What the AT&T Breach Teaches Us: Why No Business Is Too Big or Small to Be Targeted

In one of the largest data exposures in recent years, a dataset containing information on over 86 million AT&T customer records was leaked and posted on a criminal forum. The data included names, birthdates, contact details, and over 44 million Social Security numbers. While AT&T initially stated there was no evidence of a direct breach of their systems, the incident underscores a broader point: cybersecurity risk is not confined to enterprise giants.

 

This breach provides important lessons for organizations of all sizes. Whether you're a global telecom provider or a regional firm managing customer data, the same principles apply. Safeguarding sensitive information requires constant diligence, clear policies, and real-time visibility into your systems.

 


 

1. Third-Party Access Is a Shared Responsibility

Although AT&T may not have been directly breached, the leaked data appears to have originated from a third party with access to their systems. This highlights the importance of vetting vendors, managing access controls, and maintaining visibility into external integrations.

 

Key takeaway:
Third-party risk should be treated as seriously as internal security. Vendor assessments, access limitations, and contractual obligations for breach notification are foundational safeguards.

 


 

2. Attackers Prioritize Opportunity Over Size

Cybercriminals frequently use automated scanning tools to identify vulnerabilities, not to assess the size or brand of a target. While the AT&T breach made headlines due to its scale, smaller businesses are often more vulnerable due to limited security resources and less formalized controls.

 

Key takeaway:
Smaller organizations shouldn’t assume obscurity is protection. Risk exposure comes from the value of the data you hold—not how well-known your company is.

 


 

3. Long-Term Data Exposure Is a Silent Threat

Reports suggest this data may have been exposed for years before it was discovered. This is not uncommon. Many organizations don’t know they've been breached until the data appears in a public or criminal marketplace.

 

Key takeaway:
Having the ability to detect, respond to, and investigate anomalies in real time is critical. Without continuous monitoring and endpoint visibility, security teams are often unaware of active or historical compromise.

 


 

4. Prevention Is Multi-Layered, Not One-Time

This incident reinforces that cybersecurity isn’t a checklist. It's an ongoing discipline that requires layered defenses: policy, training, monitoring, and response capabilities.

 

Practical recommendations:

  • Conduct regular audits of third-party vendors and cloud integrations.

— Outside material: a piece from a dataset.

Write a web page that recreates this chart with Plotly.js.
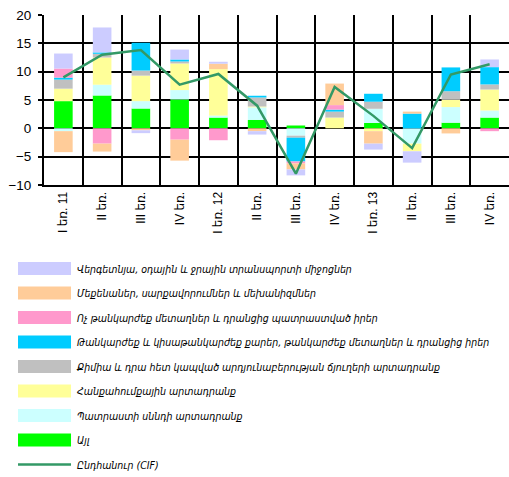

  • Limit access by default and segment sensitive systems.

  • Implement clear AI and data usage policies across departments.

  • Ensure you have real-time monitoring and incident response procedures in place.


 

Breaches like the one involving AT&T are not rare exceptions—they are indicators of systemic risk in an increasingly connected business environment. Every organization, regardless of size or industry, should assess its exposure to similar risks and take proactive steps to mitigate them.

Security isn’t about reacting to headlines. It’s about preparing before your organization becomes one.